Pourquoi la jalousie ? Parce qu’il est l’haïtien défendu par les intellectuels, les bien pensants, quand les mêmes qualifient souvent les humbles d’assistés, accusent les femmes de faire des enfants pour s’enrichir sur le dos des contribuables à coup d’allocation familiales. Alors oui, jalousie parce qu’il y a la demande d’être soi aussi reconnu dans sa misère, d’être accueilli, défendu, ne serait- ce que vu. Une anthropologue comme Dany Bébel-Gisler a qui je rends hommage, et d’autres bien sûr ont vu le pays réel, mais lui avons-nous donné
de se voir ?

Alors j’ai sans doute eu tort d’être surprise de l’accueil du film de Sylvaine par le public guadeloupéen. Je pensais que le film marcherait, mais pas à ce point là. Les gens se sont vus, et ils se sont vus regardés par un regard attentif et sans jugement ; pour tout dire – et je reprends les termes d’un spectateur de Marie-Galante – un regard amoureux enfin posé sur eux. Certains se sont étonnés de voir évoqué de façon aussi sereine une histoire violente. Il y a eu des rires, mais nous savons ce que le rire au pays peut cacher de blessures et de souffrances. Et tout un chacun a réalisé que cet itinéraire de la recherche de l’origine du nom, il pouvait aussi le faire. Et tout comme Sylvaine, se construire individuellement mais aussi collectivement un pays, fait de vieilles chansons presque oubliées, du récit des aînés, même de leur silence, parce que les corps parlent, ils savent même danser. Et les voila entendus, vus et entendus.

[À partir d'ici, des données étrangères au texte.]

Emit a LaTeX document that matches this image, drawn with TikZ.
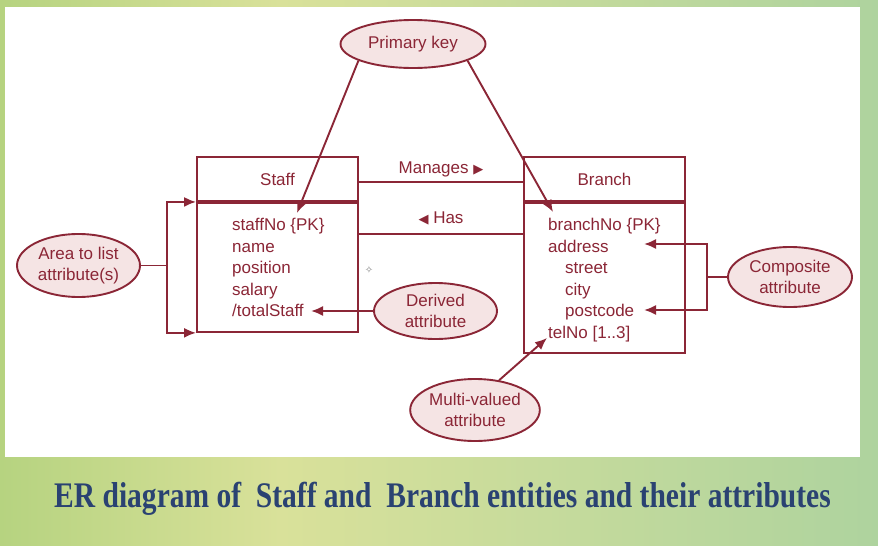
\documentclass[tikz,border=0pt]{standalone}
\usepackage{fontspec}
\usepackage{graphicx}
\setsansfont{Liberation Sans}
\newfontfamily\titlefont{Liberation Serif}
\newfontfamily\symfont{DejaVu Sans}
\usetikzlibrary{arrows.meta,shapes.geometric,positioning}
\definecolor{erred}{HTML}{8B2636}
\definecolor{notefill}{HTML}{F5E4E4}
\definecolor{titleblue}{HTML}{2A4272}
\definecolor{bgL}{HTML}{B6D380}
\definecolor{bgM}{HTML}{D9E19A}
\definecolor{bgR}{HTML}{AED39E}
\pgfdeclarehorizontalshading{bgband}{100bp}{color(0bp)=(bgL); color(25bp)=(bgL); color(41bp)=(bgM); color(58bp)=(bgR!50!bgM); color(75bp)=(bgR); color(100bp)=(bgR)}
\newcommand{\erfont}{\sffamily\fontsize{17}{21.5}\selectfont}

\begin{document}
\begin{tikzpicture}[x=1pt,y=-1pt]
	\tikzset{link/.style={draw=erred,line width=1.9pt},
		arr/.style={link,-{Latex[length=12pt,width=10pt]}},
		note/.style={ellipse,draw=erred,line width=1.9pt,fill=notefill,text=erred,inner sep=0pt,align=center,minimum width=123pt,font=\erfont},
		head/.style={draw=erred,line width=1.9pt,minimum width=161pt,minimum height=44pt,text=erred,font=\erfont},
		body/.style={draw=erred,line width=1.9pt,minimum width=161pt,anchor=north},
		attr/.style={anchor=base west,inner sep=1pt,text=erred,font=\erfont},
		lbl/.style={inner sep=1pt,text=erred,font=\erfont}}
	\shade[shading=bgband] (0,0) rectangle (878,546);
	\fill[white] (5,7) rectangle (860,457);
	\useasboundingbox (0,0) rectangle (878,546);

	\node [head] (staffH) at (277.5,179) {Staff};
	\node [body,minimum height=129pt] (staffB) at (staffH.south) {};
	\node [head] (branchH) at (604.5,179) {Branch};
	\node [body,minimum height=150pt] (branchB) at (branchH.south) {};

	\node [attr] (staffNo) at (231,230.5) {staffNo \{PK\}};
	\node [attr] (sName) at (231,252) {name};
	\node [attr] (sPos) at (231,273.5) {position};
	\node [attr] (sSal) at (231,295) {salary};
	\node [attr] (sTotal) at (231,316.5) {/totalStaff};
	\node [attr] (branchNo) at (547,230.5) {branchNo \{PK\}};
	\node [attr] (bAddr) at (547,252) {address};
	\node [attr] (bStreet) at (564,273.5) {street};
	\node [attr] (bCity) at (564,295) {city};
	\node [attr] (bPost) at (564,316.5) {postcode};
	\node [attr] (bTel) at (547,338) {telNo [1..3]};

	\node [note,minimum width=145pt,minimum height=48pt] (pk) at (413,44) {Primary key};
	\node [note,minimum height=63pt] (area) at (78.5,265.5) {Area to list\\attribute(s)};
	\node [note,minimum height=56pt] (derived) at (435.5,311) {Derived\\attribute};
	\node [note,minimum width=124pt,minimum height=60pt] (comp) at (790,277) {Composite\\attribute};
	\node [note,minimum height=62pt] (multi) at (475,410) {Multi-valued\\attribute};
	\node [text=gray,font=\symfont\fontsize{10}{10}\selectfont] (cursor) at (369,270) {✧};

	\path[link] ([yshift=-3pt]staffH.east) edge node[lbl,above=3pt] {Manages {\symfont\fontsize{13}{13}\selectfont▶}} ([yshift=-3pt]branchH.east -| branchB.west)
		([yshift=-32pt]staffB.north east) edge node[lbl,above=7pt] {{\symfont\fontsize{13}{13}\selectfont◀} Has} ([yshift=-32pt]branchB.north west);

	\coordinate (sTip) at (297,213);
	\coordinate (bTip) at (553,212);
	\draw[arr] (pk.197) -- (sTip);
	\draw[arr] (pk.343) -- (bTip);

	\coordinate (areaFork) at (167,265.5);
	\draw[link] (area.east) -- (areaFork);
	\draw[arr] (areaFork) |- (staffB.north west);
	\draw[arr] (areaFork) |- (staffB.south west);

	\coordinate (dTip) at (311,311);
	\draw[arr] (derived.west) -- (dTip);

	\coordinate (compFork) at (707,277);
	\coordinate (addrTip) at (644,244);
	\coordinate (postTip) at (644,310);
	\draw[link] (comp.west) -- (compFork);
	\draw[arr] (compFork) |- (addrTip);
	\draw[arr] (compFork) |- (postTip);

	\draw[arr] (multi.51) -- (bTel.base west);

	\node [anchor=base,text=titleblue,font=\titlefont\bfseries\fontsize{36}{40}\selectfont] (title) at (442.5,507) {\scalebox{0.82}[1]{ER diagram of~ Staff and~ Branch entities and their attributes}};
\end{tikzpicture}
\end{document}
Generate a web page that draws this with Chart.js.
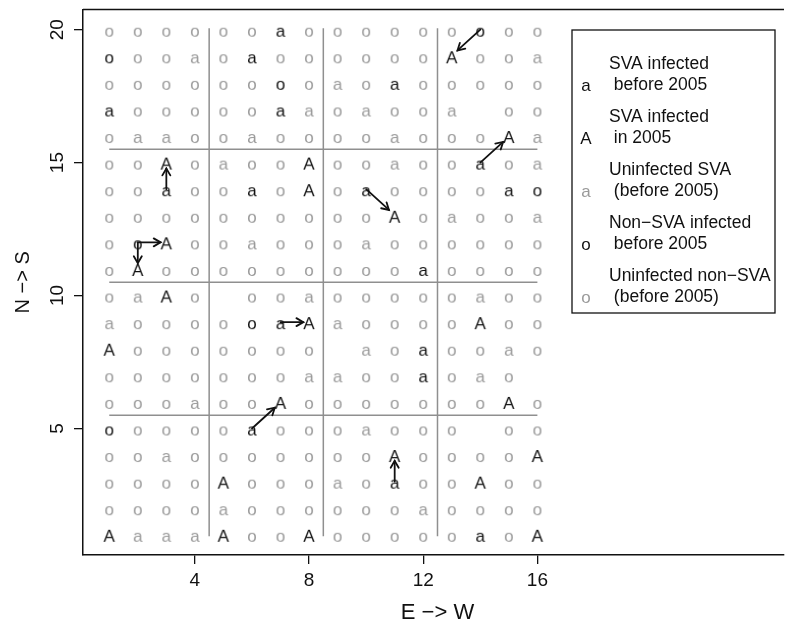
<!DOCTYPE html>
<html>
<head>
<meta charset="utf-8">
<title>SVA infection map</title>
<script src="https://cdn.jsdelivr.net/npm/chart.js@4.4.1/dist/chart.umd.min.js"></script>
<style>
  html, body { margin: 0; padding: 0; background: #fff; }
  #wrap { width: 791px; height: 621px; }
</style>
</head>
<body>
<div id="wrap"><canvas id="map" width="791" height="621"></canvas></div>
<script>
(function () {
  'use strict';

  // one string per row, y = 20 at the top down to y = 1; one char per x = 1..16
  // o = uninfected non-SVA, a = uninfected SVA, b = SVA infected before 2005,
  // A = SVA infected in 2005, O = non-SVA infected before 2005, - = nothing
  var ROWS = [
    'oooooobooooooOoo',
    'OooaobooooooAooa',
    'ooooooOoaobooooo',
    'booooobaoaooa-oo',
    'oaaooaooooaoooAa',
    'ooAoaooAooaooboa',
    'oobooboAoboooobO',
    'ooooooooooAoaooa',
    'oOAooaoooaoooooo',
    'oAoooooooooboooo',
    'oaAo-ooaoooooaoo',
    'aooooObAaooooAoo',
    'Aooooooo-aobooao',
    'oooooooaaooboao-',
    'oooaooAoooooooAo',
    'Oooooboooaooo-oo',
    'ooaoooooooAooooA',
    'ooooAoooaobooAoo',
    'ooooaooooooaoooo',
    'AaaaAooAoooooboA'
  ];
  var CODES = ['o', 'a', 'O', 'b', 'A'];
  var GLYPHS = ['o', 'a', 'o', 'a', 'A'];
  var LEGEND_CODES = ['b', 'A', 'a', 'O', 'o'];
  var LEGEND_LABELS = [
    ['SVA infected', ' before 2005'],
    ['SVA infected', ' in 2005'],
    ['Uninfected SVA', ' (before 2005)'],
    ['Non\u2212SVA infected', ' before 2005'],
    ['Uninfected non\u2212SVA', ' (before 2005)']
  ];
  var X_TICKS = [4, 8, 12, 16];
  var Y_TICKS = [5, 10, 15, 20];
  var SPLIT_X = [4.5, 8.5, 12.5];
  var SPLIT_Y = [5.5, 10.5, 15.5];
  // [from x, from y, to x, to y]
  var ARROWS = [
    [14, 20, 13, 19], [14, 15, 15, 16], [3, 14, 3, 15], [10, 14, 11, 13],
    [2, 12, 3, 12], [2, 12, 2, 11], [7, 9, 8, 9], [6, 5, 7, 6], [11, 3, 11, 4]
  ];

  var FONT = '"Liberation Sans", Arial, Helvetica, sans-serif';
  var INK = '#111111';
  var GREY = '#9a9a9a';
  var CODE_COLOR = { o: GREY, a: GREY, O: INK, b: INK, A: INK };

  function pointsFor(code) {
    var pts = [];
    ROWS.forEach(function (row, i) {
      for (var j = 0; j < row.length; j++) {
        if (row.charAt(j) === code) pts.push({ x: j + 1, y: 20 - i });
      }
    });
    return pts;
  }

  function glyphCanvas(ch, color) {
    var c = document.createElement('canvas');
    c.width = 22; c.height = 24;
    var g = c.getContext('2d');
    g.font = '17px ' + FONT;
    g.fillStyle = color;
    g.textAlign = 'center';
    g.textBaseline = 'alphabetic';
    g.fillText(ch, 11, 18.5);
    return c;
  }

  function glyphOf(code) { return GLYPHS[CODES.indexOf(code)]; }

  var decor = {
    id: 'mapDecor',
    beforeDatasetsDraw: function (chart) {
      var ctx = chart.ctx, xs = chart.scales.x, ys = chart.scales.y;
      ctx.save();
      ctx.strokeStyle = '#8f8f8f';
      ctx.lineWidth = 1.5;
      SPLIT_X.forEach(function (v) {
        ctx.beginPath();
        ctx.moveTo(xs.getPixelForValue(v), ys.getPixelForValue(20.05));
        ctx.lineTo(xs.getPixelForValue(v), ys.getPixelForValue(0.95));
        ctx.stroke();
      });
      SPLIT_Y.forEach(function (v) {
        ctx.beginPath();
        ctx.moveTo(xs.getPixelForValue(1), ys.getPixelForValue(v));
        ctx.lineTo(xs.getPixelForValue(16), ys.getPixelForValue(v));
        ctx.stroke();
      });
      ctx.restore();
    },
    afterDatasetsDraw: function (chart) {
      var ctx = chart.ctx, xs = chart.scales.x, ys = chart.scales.y, area = chart.chartArea;
      ctx.save();

      // arrows
      ctx.strokeStyle = INK;
      ctx.lineWidth = 1.8;
      ctx.lineCap = 'round';
      ARROWS.forEach(function (a) {
        var dx = Math.sign(a[2] - a[0]), dy = Math.sign(a[3] - a[1]);
        var x0 = xs.getPixelForValue(a[0]), y0 = ys.getPixelForValue(a[1]);
        var x1 = xs.getPixelForValue(a[2] - 0.2 * dx), y1 = ys.getPixelForValue(a[3] - 0.22 * dy);
        var ang = Math.atan2(y1 - y0, x1 - x0), head = 8, spread = Math.PI / 6;
        ctx.beginPath();
        ctx.moveTo(x0, y0);
        ctx.lineTo(x1, y1);
        ctx.stroke();
        ctx.beginPath();
        ctx.moveTo(x1 - head * Math.cos(ang - spread), y1 - head * Math.sin(ang - spread));
        ctx.lineTo(x1, y1);
        ctx.lineTo(x1 - head * Math.cos(ang + spread), y1 - head * Math.sin(ang + spread));
        ctx.stroke();
      });

      // top edge of the frame
      ctx.lineCap = 'butt';
      ctx.lineWidth = 1.5;
      ctx.beginPath();
      ctx.moveTo(area.left, area.top);
      ctx.lineTo(area.right, area.top);
      ctx.stroke();

      // y tick labels, rotated like R's las = 0
      ctx.fillStyle = INK;
      ctx.font = '19px ' + FONT;
      ctx.textAlign = 'center';
      ctx.textBaseline = 'alphabetic';
      ys.ticks.forEach(function (t) {
        ctx.save();
        ctx.translate(63, ys.getPixelForValue(t.value));
        ctx.rotate(-Math.PI / 2);
        ctx.fillText(String(t.value), 0, 0);
        ctx.restore();
      });

      // axis titles
      ctx.font = '20px ' + FONT;
      ctx.save();
      ctx.translate(29, (area.top + area.bottom) / 2);
      ctx.rotate(-Math.PI / 2);
      ctx.fillText('N \u2212> S', 0, 0);
      ctx.restore();
      ctx.font = '22px ' + FONT;
      ctx.fillText('E \u2212> W', xs.getPixelForValue(12.5), 619);

      // legend
      ctx.strokeStyle = INK;
      ctx.lineWidth = 1.3;
      ctx.strokeRect(572, 30, 203, 283);
      LEGEND_CODES.forEach(function (code, i) {
        var y1 = 63 + i * 53, y2 = y1 + 21;
        ctx.fillStyle = CODE_COLOR[code];
        ctx.font = '17px ' + FONT;
        ctx.textAlign = 'center';
        ctx.fillText(glyphOf(code), 586, y2 + 6.5);
        ctx.fillStyle = INK;
        ctx.font = '17.5px ' + FONT;
        ctx.textAlign = 'left';
        ctx.fillText(LEGEND_LABELS[i][0], 609, y1 + 6);
        ctx.fillText(LEGEND_LABELS[i][1], 609, y2 + 6);
      });
      ctx.restore();
    }
  };

  var frameGrid = { display: true, drawOnChartArea: false, drawTicks: true, tickLength: 9, color: INK, lineWidth: 1.3 };
  var frameBorder = { display: true, color: INK, width: 1.5 };

  new Chart(document.getElementById('map'), {
    type: 'scatter',
    data: {
      datasets: CODES.map(function (code, i) {
        return {
          label: code,
          data: pointsFor(code),
          pointStyle: glyphCanvas(GLYPHS[i], CODE_COLOR[code]),
          pointRadius: 6,
          showLine: false
        };
      })
    },
    options: {
      responsive: false,
      animation: false,
      events: [],
      layout: { padding: { top: 9.5, left: 0, right: 0, bottom: 0 } },
      plugins: { legend: { display: false }, tooltip: { enabled: false } },
      scales: {
        x: {
          type: 'linear', min: 0.08, max: 24.64,
          afterBuildTicks: function (s) { s.ticks = X_TICKS.map(function (v) { return { value: v }; }); },
          afterFit: function (s) { s.height = 66; },
          grid: frameGrid,
          border: frameBorder,
          ticks: { color: INK, font: { family: FONT, size: 19 }, padding: 5, maxRotation: 0, autoSkip: false }
        },
        y: {
          type: 'linear', min: 0.24, max: 20.76,
          afterBuildTicks: function (s) { s.ticks = Y_TICKS.map(function (v) { return { value: v }; }); },
          afterFit: function (s) { s.width = 83; },
          grid: frameGrid,
          border: frameBorder,
          ticks: { display: false }
        }
      }
    },
    plugins: [decor]
  });
})();
</script>
</body>
</html>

A moi il me semble que c’est bien la première fois. Un peuple vu et entendu, ni dans sa caricature, ni dans une espèce de victimisation ou de revendication identitaire acharnée, vu tout simplement, comme le ciel, la terre, la mer, dans des gestes simples, dans des gestes dansés, dans ce qui fait son caractère, son histoire tourmentée et violente et surtout sa force d’être toujours et plus que jamais debout sur la terre du bon dieu, comme on dit chez nous.